┏━━

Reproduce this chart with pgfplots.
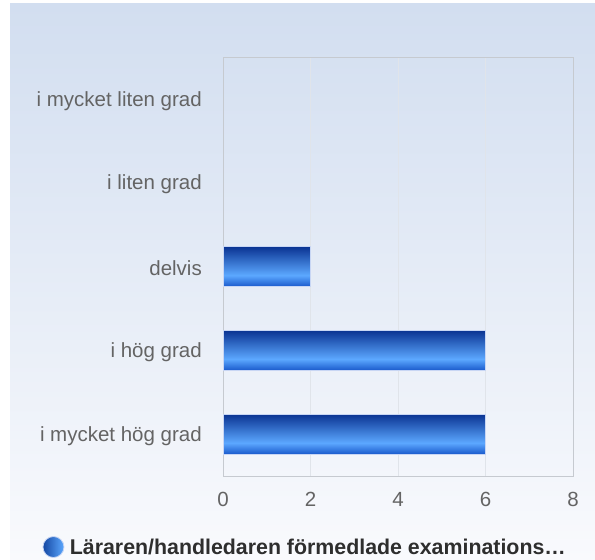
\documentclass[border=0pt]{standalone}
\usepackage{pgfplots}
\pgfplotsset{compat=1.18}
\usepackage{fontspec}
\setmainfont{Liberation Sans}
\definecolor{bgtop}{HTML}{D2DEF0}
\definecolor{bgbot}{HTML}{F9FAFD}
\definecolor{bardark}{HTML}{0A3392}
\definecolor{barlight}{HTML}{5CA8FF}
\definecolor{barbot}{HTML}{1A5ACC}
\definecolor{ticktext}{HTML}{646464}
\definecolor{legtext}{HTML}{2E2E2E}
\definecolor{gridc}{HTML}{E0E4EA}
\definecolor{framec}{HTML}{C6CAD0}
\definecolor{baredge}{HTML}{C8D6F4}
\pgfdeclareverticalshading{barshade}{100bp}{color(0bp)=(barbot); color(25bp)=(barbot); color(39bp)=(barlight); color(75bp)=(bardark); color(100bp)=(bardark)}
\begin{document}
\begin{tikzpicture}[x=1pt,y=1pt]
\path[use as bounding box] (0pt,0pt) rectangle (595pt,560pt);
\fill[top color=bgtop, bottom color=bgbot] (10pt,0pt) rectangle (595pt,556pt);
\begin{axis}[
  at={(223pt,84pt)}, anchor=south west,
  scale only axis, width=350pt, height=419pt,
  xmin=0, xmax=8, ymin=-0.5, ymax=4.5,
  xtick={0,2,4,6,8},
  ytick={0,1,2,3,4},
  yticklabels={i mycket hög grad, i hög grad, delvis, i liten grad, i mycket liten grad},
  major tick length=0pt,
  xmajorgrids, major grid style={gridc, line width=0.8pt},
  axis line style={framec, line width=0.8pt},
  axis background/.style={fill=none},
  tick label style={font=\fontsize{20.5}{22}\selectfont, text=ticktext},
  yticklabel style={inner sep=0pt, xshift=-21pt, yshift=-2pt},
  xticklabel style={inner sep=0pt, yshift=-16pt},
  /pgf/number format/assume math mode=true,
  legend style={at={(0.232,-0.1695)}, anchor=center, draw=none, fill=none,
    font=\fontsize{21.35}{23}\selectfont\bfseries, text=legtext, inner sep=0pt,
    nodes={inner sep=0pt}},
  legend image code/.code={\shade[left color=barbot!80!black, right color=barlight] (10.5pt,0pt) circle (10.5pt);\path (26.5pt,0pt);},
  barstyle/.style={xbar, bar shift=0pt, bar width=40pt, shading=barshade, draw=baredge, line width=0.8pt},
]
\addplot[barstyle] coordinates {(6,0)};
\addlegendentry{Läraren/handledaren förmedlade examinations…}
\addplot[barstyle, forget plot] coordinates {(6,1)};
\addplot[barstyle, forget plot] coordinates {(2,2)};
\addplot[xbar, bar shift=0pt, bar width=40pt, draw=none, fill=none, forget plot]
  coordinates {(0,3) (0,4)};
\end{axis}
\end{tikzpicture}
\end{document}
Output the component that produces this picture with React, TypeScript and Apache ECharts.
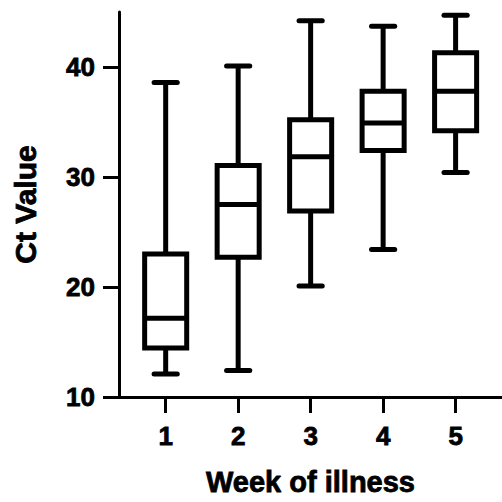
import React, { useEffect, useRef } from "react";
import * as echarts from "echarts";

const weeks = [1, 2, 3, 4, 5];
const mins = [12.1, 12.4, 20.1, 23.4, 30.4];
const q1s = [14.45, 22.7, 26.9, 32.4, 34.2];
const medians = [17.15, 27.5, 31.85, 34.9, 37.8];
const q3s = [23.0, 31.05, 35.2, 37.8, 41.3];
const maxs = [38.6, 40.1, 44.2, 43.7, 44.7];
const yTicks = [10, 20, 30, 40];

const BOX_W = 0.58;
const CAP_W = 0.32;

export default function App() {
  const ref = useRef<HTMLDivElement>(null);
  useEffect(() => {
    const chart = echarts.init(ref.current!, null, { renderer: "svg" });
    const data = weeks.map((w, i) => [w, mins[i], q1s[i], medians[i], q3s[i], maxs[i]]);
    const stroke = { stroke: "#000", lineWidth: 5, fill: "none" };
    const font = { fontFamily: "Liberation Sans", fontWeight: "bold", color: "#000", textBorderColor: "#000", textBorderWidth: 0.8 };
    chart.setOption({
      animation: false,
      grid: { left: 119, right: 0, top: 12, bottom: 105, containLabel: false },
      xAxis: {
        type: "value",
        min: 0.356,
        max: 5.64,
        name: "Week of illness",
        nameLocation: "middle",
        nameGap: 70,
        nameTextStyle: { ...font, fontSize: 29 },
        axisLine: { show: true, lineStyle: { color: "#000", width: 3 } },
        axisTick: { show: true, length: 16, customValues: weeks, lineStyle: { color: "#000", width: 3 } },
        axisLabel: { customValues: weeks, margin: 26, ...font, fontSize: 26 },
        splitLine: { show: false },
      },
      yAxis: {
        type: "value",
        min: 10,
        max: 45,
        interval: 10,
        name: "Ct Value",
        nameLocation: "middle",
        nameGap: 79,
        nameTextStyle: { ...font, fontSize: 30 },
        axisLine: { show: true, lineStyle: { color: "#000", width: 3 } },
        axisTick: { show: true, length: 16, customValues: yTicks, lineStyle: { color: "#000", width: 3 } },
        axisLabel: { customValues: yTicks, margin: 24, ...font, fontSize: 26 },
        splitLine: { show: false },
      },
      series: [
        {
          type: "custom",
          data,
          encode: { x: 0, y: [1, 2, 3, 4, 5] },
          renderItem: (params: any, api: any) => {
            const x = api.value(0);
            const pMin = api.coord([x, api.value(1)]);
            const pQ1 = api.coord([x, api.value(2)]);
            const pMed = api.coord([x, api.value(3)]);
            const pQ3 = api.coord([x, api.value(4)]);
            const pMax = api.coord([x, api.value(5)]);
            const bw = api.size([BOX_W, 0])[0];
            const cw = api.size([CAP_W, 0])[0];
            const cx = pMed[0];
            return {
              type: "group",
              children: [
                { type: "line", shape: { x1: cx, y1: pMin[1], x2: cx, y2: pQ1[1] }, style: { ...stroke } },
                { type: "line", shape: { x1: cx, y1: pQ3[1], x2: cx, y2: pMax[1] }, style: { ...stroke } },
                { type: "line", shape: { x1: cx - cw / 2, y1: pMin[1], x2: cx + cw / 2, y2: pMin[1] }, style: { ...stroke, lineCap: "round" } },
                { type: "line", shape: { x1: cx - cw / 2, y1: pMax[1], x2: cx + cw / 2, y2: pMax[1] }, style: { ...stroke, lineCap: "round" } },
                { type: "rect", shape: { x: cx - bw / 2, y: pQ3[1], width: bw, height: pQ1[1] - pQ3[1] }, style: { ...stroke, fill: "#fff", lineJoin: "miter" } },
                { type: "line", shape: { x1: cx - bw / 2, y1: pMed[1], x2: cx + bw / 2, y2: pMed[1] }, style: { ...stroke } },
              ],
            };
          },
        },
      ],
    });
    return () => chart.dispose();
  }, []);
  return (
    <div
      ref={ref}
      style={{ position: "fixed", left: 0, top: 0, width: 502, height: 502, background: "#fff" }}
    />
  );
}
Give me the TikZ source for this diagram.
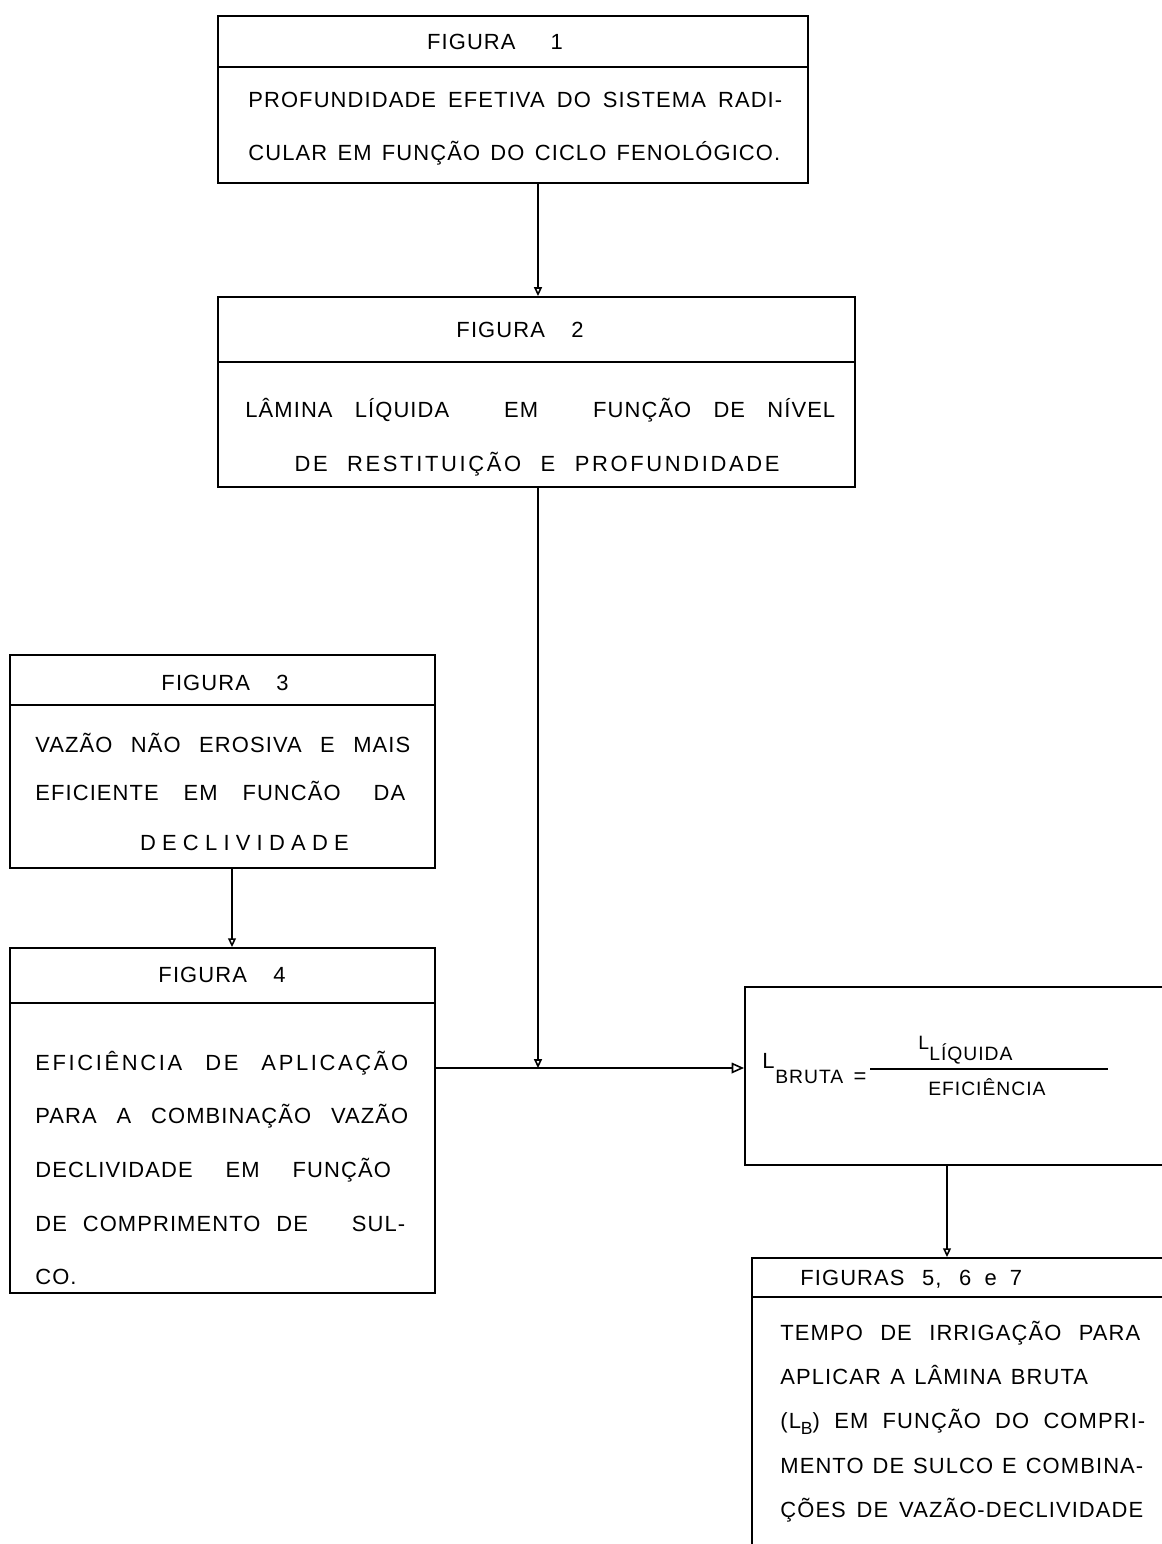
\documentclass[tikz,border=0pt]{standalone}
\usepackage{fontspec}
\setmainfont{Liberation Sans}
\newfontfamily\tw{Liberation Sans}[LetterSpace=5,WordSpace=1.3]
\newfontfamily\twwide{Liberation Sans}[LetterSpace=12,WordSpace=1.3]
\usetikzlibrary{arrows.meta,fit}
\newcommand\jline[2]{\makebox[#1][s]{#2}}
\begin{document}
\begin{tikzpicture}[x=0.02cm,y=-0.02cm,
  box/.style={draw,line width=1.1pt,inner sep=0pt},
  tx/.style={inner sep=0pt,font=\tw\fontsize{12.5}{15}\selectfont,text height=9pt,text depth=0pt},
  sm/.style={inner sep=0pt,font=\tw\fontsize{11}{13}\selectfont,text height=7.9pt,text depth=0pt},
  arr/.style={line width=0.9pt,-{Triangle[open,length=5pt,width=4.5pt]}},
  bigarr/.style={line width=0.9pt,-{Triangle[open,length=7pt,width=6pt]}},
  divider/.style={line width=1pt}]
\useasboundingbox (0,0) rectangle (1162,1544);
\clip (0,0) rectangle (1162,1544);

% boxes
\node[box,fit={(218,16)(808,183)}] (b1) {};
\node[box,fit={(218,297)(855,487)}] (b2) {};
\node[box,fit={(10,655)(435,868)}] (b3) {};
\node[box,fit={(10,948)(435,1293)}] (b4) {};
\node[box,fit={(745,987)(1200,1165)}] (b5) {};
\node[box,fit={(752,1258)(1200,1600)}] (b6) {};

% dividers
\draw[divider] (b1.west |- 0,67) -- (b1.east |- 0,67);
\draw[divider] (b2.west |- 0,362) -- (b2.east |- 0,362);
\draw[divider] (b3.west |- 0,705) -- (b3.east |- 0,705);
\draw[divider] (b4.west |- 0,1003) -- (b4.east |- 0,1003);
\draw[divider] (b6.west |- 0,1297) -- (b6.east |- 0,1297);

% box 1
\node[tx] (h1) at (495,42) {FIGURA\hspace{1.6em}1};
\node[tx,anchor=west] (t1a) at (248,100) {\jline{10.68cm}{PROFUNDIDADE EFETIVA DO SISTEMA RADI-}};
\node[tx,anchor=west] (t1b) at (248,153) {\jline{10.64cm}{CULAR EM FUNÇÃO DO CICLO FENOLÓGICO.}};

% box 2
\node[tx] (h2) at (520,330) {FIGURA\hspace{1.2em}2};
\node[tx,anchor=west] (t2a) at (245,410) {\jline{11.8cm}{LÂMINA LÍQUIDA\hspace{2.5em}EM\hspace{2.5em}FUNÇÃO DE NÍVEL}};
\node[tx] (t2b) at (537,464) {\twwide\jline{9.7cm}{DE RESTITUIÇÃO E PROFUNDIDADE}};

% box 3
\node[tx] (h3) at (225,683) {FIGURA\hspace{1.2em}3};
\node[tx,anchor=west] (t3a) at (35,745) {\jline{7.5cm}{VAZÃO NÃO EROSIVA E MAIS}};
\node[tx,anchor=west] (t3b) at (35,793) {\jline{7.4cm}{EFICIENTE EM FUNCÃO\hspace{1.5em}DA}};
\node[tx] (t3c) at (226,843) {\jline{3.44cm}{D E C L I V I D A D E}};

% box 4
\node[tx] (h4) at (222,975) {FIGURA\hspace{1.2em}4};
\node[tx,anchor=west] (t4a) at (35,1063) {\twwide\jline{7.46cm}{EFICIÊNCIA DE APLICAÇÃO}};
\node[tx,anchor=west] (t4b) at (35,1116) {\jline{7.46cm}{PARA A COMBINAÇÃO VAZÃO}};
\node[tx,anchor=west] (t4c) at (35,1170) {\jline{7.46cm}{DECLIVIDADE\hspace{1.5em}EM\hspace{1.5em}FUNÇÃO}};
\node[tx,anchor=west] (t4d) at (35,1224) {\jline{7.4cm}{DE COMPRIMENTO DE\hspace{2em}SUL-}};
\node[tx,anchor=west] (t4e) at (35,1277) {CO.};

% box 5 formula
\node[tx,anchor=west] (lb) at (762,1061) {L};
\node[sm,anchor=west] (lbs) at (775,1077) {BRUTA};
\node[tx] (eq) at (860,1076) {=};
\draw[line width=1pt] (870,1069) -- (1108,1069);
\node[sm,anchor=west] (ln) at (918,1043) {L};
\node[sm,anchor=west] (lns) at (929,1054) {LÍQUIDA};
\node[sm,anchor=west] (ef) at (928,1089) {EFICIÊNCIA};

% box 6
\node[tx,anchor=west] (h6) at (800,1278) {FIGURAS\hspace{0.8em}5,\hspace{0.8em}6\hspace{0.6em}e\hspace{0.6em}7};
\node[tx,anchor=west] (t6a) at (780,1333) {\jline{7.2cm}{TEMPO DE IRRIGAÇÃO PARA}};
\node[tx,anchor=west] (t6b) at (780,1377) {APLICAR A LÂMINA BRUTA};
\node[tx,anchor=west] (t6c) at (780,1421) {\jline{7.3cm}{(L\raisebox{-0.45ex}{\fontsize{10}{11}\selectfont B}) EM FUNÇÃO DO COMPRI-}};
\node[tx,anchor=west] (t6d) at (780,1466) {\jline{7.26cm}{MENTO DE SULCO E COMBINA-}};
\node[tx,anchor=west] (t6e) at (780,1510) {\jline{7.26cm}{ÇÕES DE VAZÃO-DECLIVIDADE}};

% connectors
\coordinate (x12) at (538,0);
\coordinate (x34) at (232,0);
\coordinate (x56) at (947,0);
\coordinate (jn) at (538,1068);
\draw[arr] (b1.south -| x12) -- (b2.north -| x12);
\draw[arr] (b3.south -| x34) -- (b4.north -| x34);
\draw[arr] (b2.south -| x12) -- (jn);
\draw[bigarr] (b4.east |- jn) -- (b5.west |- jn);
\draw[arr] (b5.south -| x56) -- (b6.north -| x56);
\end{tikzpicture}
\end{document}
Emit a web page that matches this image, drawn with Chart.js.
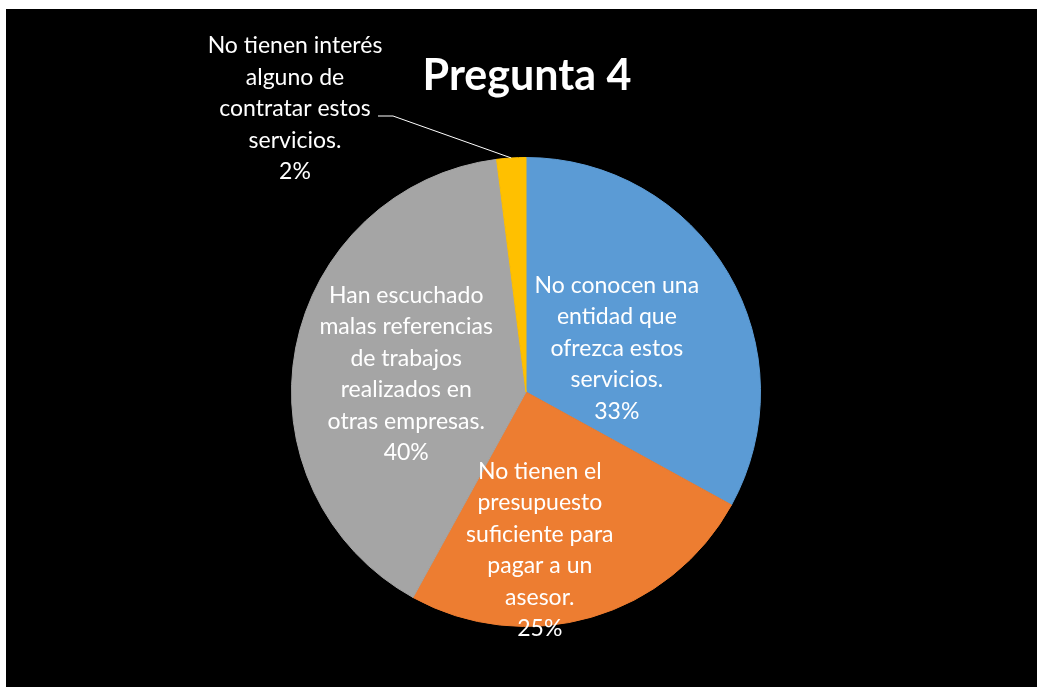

┗━━

Reproduce exactly the lines above starting at the line containing "Output the component" and ending at the line containing "const CAP_W = 0.32;", including both, but not the pictures.

* _Result_:
Output the component that produces this picture with React, TypeScript and Apache ECharts.
import React, { useEffect, useRef } from "react";
import * as echarts from "echarts";

const weeks = [1, 2, 3, 4, 5];
const mins = [12.1, 12.4, 20.1, 23.4, 30.4];
const q1s = [14.45, 22.7, 26.9, 32.4, 34.2];
const medians = [17.15, 27.5, 31.85, 34.9, 37.8];
const q3s = [23.0, 31.05, 35.2, 37.8, 41.3];
const maxs = [38.6, 40.1, 44.2, 43.7, 44.7];
const yTicks = [10, 20, 30, 40];

const BOX_W = 0.58;
const CAP_W = 0.32;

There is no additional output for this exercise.